[Editor's Note: OutFront executive producer Wil Surratt traveled with Erin Burnett to South Carolina in the days leading up to the South Carolina primary. For Wil, it was a working trip–but one rich with memories. Above, Erin talks to a South Carolina voter ahead of the primary.]
Erin and I came back to work in New York this morning, after a few days in South Carolina and Georgia covering the CNN debate and SC primary. I grew up in the Carolinas, so it was a real chance to bring work home with me. In between racing to Orangeburg to interview Newt Gingrich and racing to Atlanta for CNN’s Election Coverage, Erin and I ate fried okra, listened to a band (from New York) named Yarn play country music, and spoke to South Carolinians about politics.
There’s something about the Southern accent that makes a voice sound more genuine, more heart-felt no matter what the words. This weekend reminded me of hearing my uncles and aunts discuss politics around the kitchen table over sweet tea and my grandmother’s stew. It also reminded me that journalists can get caught up in polls, and pundits, and politicos–and forget that what we are watching is real Americans figuring out their own future, for themselves and for their children.

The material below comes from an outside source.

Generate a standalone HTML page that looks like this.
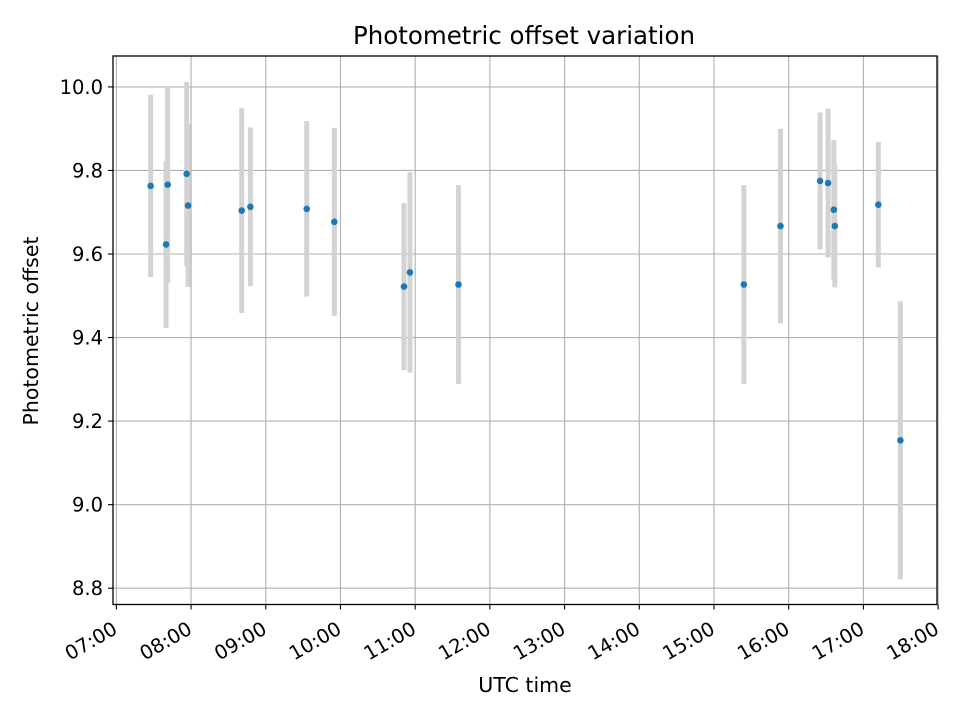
<!DOCTYPE html>
<html><head><meta charset="utf-8"><style>
html,body{margin:0;padding:0;background:#fff;}
svg text{font-family:"DejaVu Sans","Liberation Sans",sans-serif;fill:#000;}
</style></head><body>
<svg id="chart" width="960" height="720" viewBox="0 0 960 720" xmlns="http://www.w3.org/2000/svg">
<rect x="0" y="0" width="960" height="720" fill="#fff"/>
<g id="grid"></g>
<g id="errbars"></g>
<g id="points"></g>
<rect x="113" y="56" width="824" height="548.5" fill="none" stroke="#000" stroke-width="1.3"/>
<g id="ticks"></g>
<text x="524" y="44" font-size="24.5" text-anchor="middle">Photometric offset variation</text>
<text x="525" y="692" font-size="20.5" text-anchor="middle">UTC time</text>
<text x="38" y="331" font-size="20.5" text-anchor="middle" transform="rotate(-90 38 331)">Photometric offset</text>
</svg>
<script>
const times = [7.459,7.665,7.687,7.941,7.960,8.678,8.794,9.548,9.918,10.850,10.930,11.580,15.400,15.890,16.420,16.527,16.604,16.617,17.200,17.495];
const values = [9.763,9.623,9.766,9.792,9.716,9.704,9.713,9.708,9.677,9.522,9.556,9.527,9.527,9.667,9.775,9.770,9.706,9.667,9.718,9.154];
const errors = [0.218,0.200,0.235,0.220,0.195,0.245,0.190,0.210,0.225,0.200,0.240,0.238,0.238,0.233,0.164,0.178,0.167,0.147,0.150,0.333];
const xTicks = [7,8,9,10,11,12,13,14,15,16,17,18];
const xTickLabels = ["07:00","08:00","09:00","10:00","11:00","12:00","13:00","14:00","15:00","16:00","17:00","18:00"];
const yTicks = [8.8,9.0,9.2,9.4,9.6,9.8,10.0];
const yTickLabels = ["8.8","9.0","9.2","9.4","9.6","9.8","10.0"];

const X0=113, X1=937, Y0=604.5, Y1=56;
const xMin=6.955, xMax=17.985, yMin=8.761, yMax=10.074;
const sx = v => X0 + (v - xMin) / (xMax - xMin) * (X1 - X0);
const sy = v => Y0 - (v - yMin) / (yMax - yMin) * (Y0 - Y1);
const NS = "http://www.w3.org/2000/svg";
function mk(tag, attrs, parent){ const e=document.createElementNS(NS,tag); for(const k in attrs) e.setAttribute(k,attrs[k]); parent.appendChild(e); return e; }
const grid=document.getElementById('grid'), eb=document.getElementById('errbars'), pts=document.getElementById('points'), tk=document.getElementById('ticks');

xTicks.forEach((t,i)=>{
  const x=sx(t);
  const g=mk('line',{x1:x,x2:x,y1:Y1,y2:Y0,stroke:'#b0b0b0','stroke-width':1.1},grid);
  
  
  const m=mk('line',{x1:x,x2:x,y1:Y0,y2:Y0+5,stroke:'#000','stroke-width':1.1},tk);
  
  
  const ax=x-5, ay=620;
  const l=mk('text',{x:ax,y:ay,dy:'0.75em','font-size':19.5,'text-anchor':'end',transform:`rotate(-30 ${ax} ${ay})`},tk);
  l.textContent=xTickLabels[i];
  
  
});
yTicks.forEach((v,i)=>{
  const y=sy(v);
  const g=mk('line',{x1:X0,x2:X1,y1:y,y2:y,stroke:'#b0b0b0','stroke-width':1.1},grid);
  
  
  const m=mk('line',{x1:X0-5,x2:X0,y1:y,y2:y,stroke:'#000','stroke-width':1.1},tk);
  
  
  const l=mk('text',{x:X0-10,y:y+7,'font-size':19.5,'text-anchor':'end'},tk);
  l.textContent=yTickLabels[i];
  
  
});
times.forEach((t,i)=>{
  const x=sx(t);
  const b=mk('line',{x1:x,x2:x,y1:sy(values[i]+errors[i]),y2:sy(values[i]-errors[i]),stroke:'#d3d3d3','stroke-width':5},eb);
  
  
});
times.forEach((t,i)=>{
  const c=mk('circle',{cx:sx(t),cy:sy(values[i]),r:3.3,fill:'#1f77b4'},pts);
  
  
});
</script>
</body></html>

In Orangeburg, Erin and I saw real economic pain, but also its people speaking out to overcome that pain with the most powerful weapon they have: the power to vote. And at a roadside restaurant, we spoke to folks of all political points of view, some for Romney, Santorum, Paul–but also many for President Obama. They too, wanted to talk about what’s best for America. Erin and I were eager to listen not from our studio in New York, but from the diners, dives and Denny’s in small towns along I-26. And even though I have felt like a New Yorker ever since 9/11, it was good to be home again.